▶ Supplied material:

★ ★ ★ ★ ★ ★ ★

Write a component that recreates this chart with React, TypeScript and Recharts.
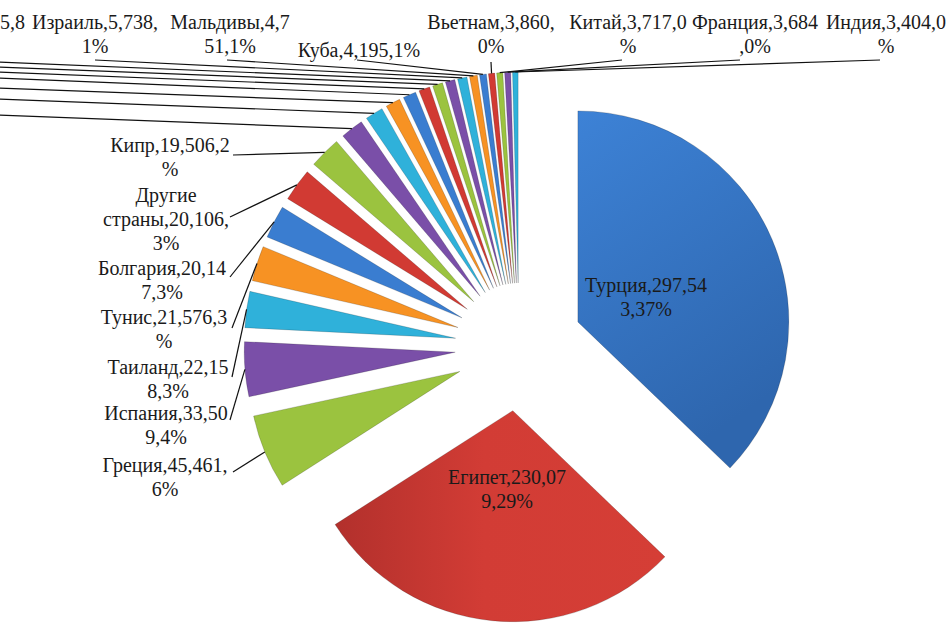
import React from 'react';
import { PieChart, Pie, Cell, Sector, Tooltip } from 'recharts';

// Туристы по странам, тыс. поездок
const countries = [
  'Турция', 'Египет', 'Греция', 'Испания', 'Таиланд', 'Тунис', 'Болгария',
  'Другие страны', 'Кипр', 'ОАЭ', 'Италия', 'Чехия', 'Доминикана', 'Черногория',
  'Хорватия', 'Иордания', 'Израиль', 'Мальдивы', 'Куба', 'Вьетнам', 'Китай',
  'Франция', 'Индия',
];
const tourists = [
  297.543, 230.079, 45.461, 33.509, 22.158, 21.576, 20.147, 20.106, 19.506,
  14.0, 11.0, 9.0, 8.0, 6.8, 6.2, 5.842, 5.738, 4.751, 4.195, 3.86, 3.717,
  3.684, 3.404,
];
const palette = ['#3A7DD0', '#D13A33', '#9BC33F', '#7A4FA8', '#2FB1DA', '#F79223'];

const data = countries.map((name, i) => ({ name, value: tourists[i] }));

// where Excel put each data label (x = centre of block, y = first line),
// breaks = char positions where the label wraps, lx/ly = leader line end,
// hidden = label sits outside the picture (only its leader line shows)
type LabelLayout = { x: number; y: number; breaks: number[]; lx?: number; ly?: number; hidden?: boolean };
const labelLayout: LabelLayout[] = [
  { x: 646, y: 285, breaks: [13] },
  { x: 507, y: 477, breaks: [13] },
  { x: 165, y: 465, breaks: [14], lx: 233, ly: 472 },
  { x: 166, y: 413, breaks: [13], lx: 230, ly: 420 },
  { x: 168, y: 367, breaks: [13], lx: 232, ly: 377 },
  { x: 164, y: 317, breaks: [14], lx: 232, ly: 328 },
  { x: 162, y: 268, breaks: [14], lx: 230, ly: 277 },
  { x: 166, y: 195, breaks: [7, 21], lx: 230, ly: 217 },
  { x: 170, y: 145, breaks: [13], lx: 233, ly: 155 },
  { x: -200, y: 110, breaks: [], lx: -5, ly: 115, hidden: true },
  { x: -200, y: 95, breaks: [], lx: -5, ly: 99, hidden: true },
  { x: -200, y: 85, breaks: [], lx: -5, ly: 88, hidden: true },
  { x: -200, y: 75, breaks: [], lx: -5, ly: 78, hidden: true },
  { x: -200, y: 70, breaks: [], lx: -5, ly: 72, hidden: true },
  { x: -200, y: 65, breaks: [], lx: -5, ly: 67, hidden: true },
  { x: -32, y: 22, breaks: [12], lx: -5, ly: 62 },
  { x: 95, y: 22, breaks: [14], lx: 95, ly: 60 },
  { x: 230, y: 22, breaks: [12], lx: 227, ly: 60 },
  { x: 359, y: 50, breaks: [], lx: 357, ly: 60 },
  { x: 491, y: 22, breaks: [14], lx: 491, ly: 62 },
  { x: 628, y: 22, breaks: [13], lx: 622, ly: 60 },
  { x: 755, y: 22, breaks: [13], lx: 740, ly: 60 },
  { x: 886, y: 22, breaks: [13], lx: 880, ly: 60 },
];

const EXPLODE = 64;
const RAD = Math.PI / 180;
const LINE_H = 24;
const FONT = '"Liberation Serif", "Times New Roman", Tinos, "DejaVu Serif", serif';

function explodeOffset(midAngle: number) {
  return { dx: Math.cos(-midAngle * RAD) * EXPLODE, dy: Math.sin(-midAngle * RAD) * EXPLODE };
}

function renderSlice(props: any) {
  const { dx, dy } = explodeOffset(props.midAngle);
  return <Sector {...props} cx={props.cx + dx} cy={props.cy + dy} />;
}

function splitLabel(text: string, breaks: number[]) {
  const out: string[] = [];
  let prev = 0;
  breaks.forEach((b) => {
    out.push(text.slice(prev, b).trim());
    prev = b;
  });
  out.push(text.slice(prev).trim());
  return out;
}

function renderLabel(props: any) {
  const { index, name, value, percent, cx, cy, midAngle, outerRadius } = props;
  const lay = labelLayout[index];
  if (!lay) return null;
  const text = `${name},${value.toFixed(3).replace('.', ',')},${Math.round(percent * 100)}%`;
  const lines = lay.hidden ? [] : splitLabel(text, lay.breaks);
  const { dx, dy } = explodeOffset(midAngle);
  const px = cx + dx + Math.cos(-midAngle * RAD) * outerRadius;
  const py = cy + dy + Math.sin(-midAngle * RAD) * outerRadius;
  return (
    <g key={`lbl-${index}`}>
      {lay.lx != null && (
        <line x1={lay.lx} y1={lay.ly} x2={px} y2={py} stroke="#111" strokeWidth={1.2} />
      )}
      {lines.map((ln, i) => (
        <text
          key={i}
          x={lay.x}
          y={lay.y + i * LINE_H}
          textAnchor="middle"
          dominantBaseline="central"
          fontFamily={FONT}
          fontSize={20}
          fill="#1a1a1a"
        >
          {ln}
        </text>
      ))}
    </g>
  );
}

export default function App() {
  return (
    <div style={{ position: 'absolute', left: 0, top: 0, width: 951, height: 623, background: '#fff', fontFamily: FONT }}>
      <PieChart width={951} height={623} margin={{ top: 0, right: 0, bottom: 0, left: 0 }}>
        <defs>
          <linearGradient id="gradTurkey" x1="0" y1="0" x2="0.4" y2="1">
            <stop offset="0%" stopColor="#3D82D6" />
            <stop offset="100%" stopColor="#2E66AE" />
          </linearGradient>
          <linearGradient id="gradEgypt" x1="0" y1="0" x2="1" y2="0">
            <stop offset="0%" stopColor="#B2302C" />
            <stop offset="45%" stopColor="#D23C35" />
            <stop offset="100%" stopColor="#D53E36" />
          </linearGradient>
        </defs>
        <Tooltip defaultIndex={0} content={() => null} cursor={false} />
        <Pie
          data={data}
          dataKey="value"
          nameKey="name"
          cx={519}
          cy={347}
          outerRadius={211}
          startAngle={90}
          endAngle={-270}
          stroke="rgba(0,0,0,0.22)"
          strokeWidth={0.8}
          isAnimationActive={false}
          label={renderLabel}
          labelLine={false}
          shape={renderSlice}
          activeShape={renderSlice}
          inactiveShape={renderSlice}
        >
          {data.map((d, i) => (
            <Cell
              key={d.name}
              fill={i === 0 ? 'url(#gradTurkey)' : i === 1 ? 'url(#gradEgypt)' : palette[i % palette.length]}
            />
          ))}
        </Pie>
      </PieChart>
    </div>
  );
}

★ ★ ★ ★ ★ ★ ★

Copy nothing but the lines from the first one in the listing through the line with "const data = countries.map((name, i)", and omit the pictures.

▶ Output of the exercise:
Write a component that recreates this chart with React, TypeScript and Recharts.
import React from 'react';
import { PieChart, Pie, Cell, Sector, Tooltip } from 'recharts';

// Туристы по странам, тыс. поездок
const countries = [
  'Турция', 'Египет', 'Греция', 'Испания', 'Таиланд', 'Тунис', 'Болгария',
  'Другие страны', 'Кипр', 'ОАЭ', 'Италия', 'Чехия', 'Доминикана', 'Черногория',
  'Хорватия', 'Иордания', 'Израиль', 'Мальдивы', 'Куба', 'Вьетнам', 'Китай',
  'Франция', 'Индия',
];
const tourists = [
  297.543, 230.079, 45.461, 33.509, 22.158, 21.576, 20.147, 20.106, 19.506,
  14.0, 11.0, 9.0, 8.0, 6.8, 6.2, 5.842, 5.738, 4.751, 4.195, 3.86, 3.717,
  3.684, 3.404,
];
const palette = ['#3A7DD0', '#D13A33', '#9BC33F', '#7A4FA8', '#2FB1DA', '#F79223'];

const data = countries.map((name, i) => ({ name, value: tourists[i] }));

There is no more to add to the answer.